# GIVEN PROBLEM
Print the lines from the one that contains "Generate a Python" to the one that contains "return xs, ws", inclusive, exactly as they appear, and please drop any pictures.

# PROVIDED MATERIAL

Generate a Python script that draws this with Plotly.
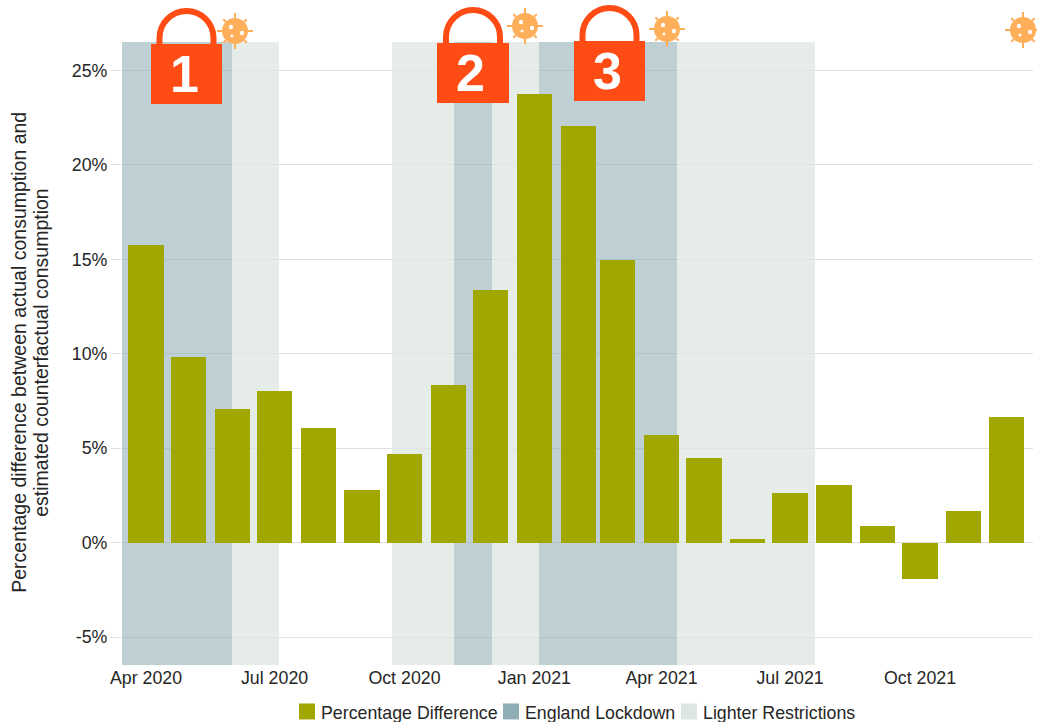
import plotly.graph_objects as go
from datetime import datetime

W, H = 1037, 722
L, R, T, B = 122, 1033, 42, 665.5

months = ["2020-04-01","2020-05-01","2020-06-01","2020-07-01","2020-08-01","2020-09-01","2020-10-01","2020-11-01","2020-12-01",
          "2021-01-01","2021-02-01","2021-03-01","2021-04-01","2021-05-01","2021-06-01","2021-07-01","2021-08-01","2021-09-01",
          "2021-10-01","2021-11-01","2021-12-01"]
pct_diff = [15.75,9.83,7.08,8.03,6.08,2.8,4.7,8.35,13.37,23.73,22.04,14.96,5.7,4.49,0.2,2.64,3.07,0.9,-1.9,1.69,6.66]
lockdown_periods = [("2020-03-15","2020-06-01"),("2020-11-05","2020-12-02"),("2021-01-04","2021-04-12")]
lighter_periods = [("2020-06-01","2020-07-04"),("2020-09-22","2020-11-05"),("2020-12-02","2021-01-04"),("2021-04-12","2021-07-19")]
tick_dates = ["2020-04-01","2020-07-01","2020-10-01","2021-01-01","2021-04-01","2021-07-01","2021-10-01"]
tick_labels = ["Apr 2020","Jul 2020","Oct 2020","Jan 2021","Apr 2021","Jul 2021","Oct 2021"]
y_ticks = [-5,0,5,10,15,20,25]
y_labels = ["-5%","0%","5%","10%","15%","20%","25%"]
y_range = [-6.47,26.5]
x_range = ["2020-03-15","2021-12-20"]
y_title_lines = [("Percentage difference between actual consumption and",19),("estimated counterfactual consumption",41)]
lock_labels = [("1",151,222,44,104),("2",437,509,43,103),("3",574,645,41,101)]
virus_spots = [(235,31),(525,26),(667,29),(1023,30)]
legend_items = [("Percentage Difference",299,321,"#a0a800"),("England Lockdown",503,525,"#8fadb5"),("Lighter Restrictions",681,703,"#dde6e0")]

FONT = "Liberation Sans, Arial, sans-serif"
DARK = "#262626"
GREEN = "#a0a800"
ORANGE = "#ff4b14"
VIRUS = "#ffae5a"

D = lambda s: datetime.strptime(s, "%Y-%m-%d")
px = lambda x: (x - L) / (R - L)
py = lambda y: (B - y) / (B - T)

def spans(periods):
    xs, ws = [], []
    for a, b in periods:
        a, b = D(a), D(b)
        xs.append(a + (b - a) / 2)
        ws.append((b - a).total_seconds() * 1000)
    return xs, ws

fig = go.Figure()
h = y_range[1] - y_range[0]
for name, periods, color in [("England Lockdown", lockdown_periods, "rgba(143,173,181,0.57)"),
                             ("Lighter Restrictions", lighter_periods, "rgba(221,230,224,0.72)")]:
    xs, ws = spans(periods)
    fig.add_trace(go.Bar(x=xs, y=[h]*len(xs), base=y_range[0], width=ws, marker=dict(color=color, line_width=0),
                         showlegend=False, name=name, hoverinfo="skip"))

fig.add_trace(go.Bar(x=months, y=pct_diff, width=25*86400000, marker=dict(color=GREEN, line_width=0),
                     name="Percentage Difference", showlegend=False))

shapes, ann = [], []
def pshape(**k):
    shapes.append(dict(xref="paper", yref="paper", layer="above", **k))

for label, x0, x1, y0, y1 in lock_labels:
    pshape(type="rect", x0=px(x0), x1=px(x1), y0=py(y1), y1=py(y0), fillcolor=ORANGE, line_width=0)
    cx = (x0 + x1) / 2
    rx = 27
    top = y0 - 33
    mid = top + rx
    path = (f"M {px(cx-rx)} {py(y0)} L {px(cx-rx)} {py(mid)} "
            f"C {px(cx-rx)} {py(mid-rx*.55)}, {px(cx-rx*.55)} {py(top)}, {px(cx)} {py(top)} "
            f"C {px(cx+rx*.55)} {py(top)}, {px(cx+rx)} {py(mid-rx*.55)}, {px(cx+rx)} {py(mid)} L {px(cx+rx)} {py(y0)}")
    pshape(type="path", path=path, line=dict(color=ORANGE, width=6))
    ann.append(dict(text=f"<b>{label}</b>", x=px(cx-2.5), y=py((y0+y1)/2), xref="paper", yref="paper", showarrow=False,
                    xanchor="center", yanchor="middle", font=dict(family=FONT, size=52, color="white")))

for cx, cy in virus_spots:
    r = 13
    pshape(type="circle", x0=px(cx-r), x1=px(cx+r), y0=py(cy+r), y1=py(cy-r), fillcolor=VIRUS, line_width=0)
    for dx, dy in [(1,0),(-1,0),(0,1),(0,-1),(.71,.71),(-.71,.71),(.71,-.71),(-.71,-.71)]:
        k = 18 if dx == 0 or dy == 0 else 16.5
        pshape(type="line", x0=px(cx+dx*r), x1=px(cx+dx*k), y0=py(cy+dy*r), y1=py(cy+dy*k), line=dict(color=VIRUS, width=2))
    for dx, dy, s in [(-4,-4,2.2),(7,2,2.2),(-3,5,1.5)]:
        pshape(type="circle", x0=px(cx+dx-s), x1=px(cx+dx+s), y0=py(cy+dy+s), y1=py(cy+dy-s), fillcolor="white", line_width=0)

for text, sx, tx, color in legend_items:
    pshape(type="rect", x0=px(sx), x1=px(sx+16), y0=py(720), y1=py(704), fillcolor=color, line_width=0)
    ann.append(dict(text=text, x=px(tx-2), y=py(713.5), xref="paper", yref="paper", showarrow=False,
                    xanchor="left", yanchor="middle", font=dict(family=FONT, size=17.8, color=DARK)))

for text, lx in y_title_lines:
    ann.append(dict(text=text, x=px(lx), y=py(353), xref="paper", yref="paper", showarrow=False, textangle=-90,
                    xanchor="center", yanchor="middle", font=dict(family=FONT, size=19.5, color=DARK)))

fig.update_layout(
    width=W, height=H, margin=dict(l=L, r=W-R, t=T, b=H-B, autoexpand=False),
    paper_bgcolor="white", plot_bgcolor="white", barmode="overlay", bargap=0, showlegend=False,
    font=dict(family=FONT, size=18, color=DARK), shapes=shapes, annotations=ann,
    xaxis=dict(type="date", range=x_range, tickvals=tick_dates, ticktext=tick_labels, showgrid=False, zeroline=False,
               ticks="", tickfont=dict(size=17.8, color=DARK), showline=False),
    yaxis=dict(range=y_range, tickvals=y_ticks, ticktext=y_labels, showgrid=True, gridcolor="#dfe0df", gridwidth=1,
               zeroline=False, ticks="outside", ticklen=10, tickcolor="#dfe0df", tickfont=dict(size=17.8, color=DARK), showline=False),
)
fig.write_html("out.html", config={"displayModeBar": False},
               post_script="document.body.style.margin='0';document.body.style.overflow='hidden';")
---
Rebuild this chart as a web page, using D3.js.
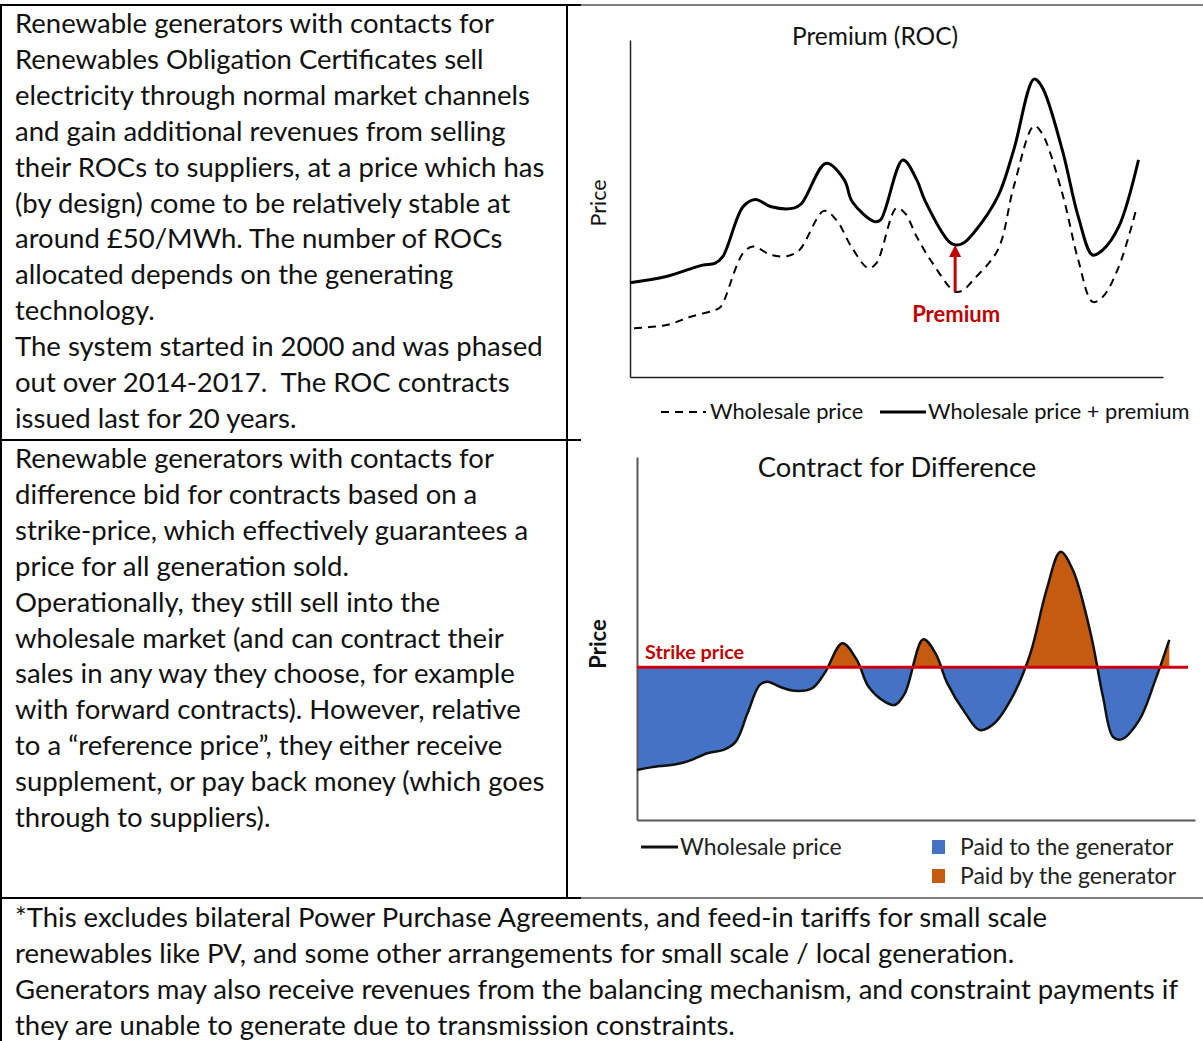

# ANSWER FOR THE TASK
Generate a Python script that draws this with Plotly.
import plotly.graph_objects as go
from datetime import datetime

W, H = 1037, 722
L, R, T, B = 122, 1033, 42, 665.5

months = ["2020-04-01","2020-05-01","2020-06-01","2020-07-01","2020-08-01","2020-09-01","2020-10-01","2020-11-01","2020-12-01",
          "2021-01-01","2021-02-01","2021-03-01","2021-04-01","2021-05-01","2021-06-01","2021-07-01","2021-08-01","2021-09-01",
          "2021-10-01","2021-11-01","2021-12-01"]
pct_diff = [15.75,9.83,7.08,8.03,6.08,2.8,4.7,8.35,13.37,23.73,22.04,14.96,5.7,4.49,0.2,2.64,3.07,0.9,-1.9,1.69,6.66]
lockdown_periods = [("2020-03-15","2020-06-01"),("2020-11-05","2020-12-02"),("2021-01-04","2021-04-12")]
lighter_periods = [("2020-06-01","2020-07-04"),("2020-09-22","2020-11-05"),("2020-12-02","2021-01-04"),("2021-04-12","2021-07-19")]
tick_dates = ["2020-04-01","2020-07-01","2020-10-01","2021-01-01","2021-04-01","2021-07-01","2021-10-01"]
tick_labels = ["Apr 2020","Jul 2020","Oct 2020","Jan 2021","Apr 2021","Jul 2021","Oct 2021"]
y_ticks = [-5,0,5,10,15,20,25]
y_labels = ["-5%","0%","5%","10%","15%","20%","25%"]
y_range = [-6.47,26.5]
x_range = ["2020-03-15","2021-12-20"]
y_title_lines = [("Percentage difference between actual consumption and",19),("estimated counterfactual consumption",41)]
lock_labels = [("1",151,222,44,104),("2",437,509,43,103),("3",574,645,41,101)]
virus_spots = [(235,31),(525,26),(667,29),(1023,30)]
legend_items = [("Percentage Difference",299,321,"#a0a800"),("England Lockdown",503,525,"#8fadb5"),("Lighter Restrictions",681,703,"#dde6e0")]

FONT = "Liberation Sans, Arial, sans-serif"
DARK = "#262626"
GREEN = "#a0a800"
ORANGE = "#ff4b14"
VIRUS = "#ffae5a"

D = lambda s: datetime.strptime(s, "%Y-%m-%d")
px = lambda x: (x - L) / (R - L)
py = lambda y: (B - y) / (B - T)

def spans(periods):
    xs, ws = [], []
    for a, b in periods:
        a, b = D(a), D(b)
        xs.append(a + (b - a) / 2)
        ws.append((b - a).total_seconds() * 1000)
    return xs, ws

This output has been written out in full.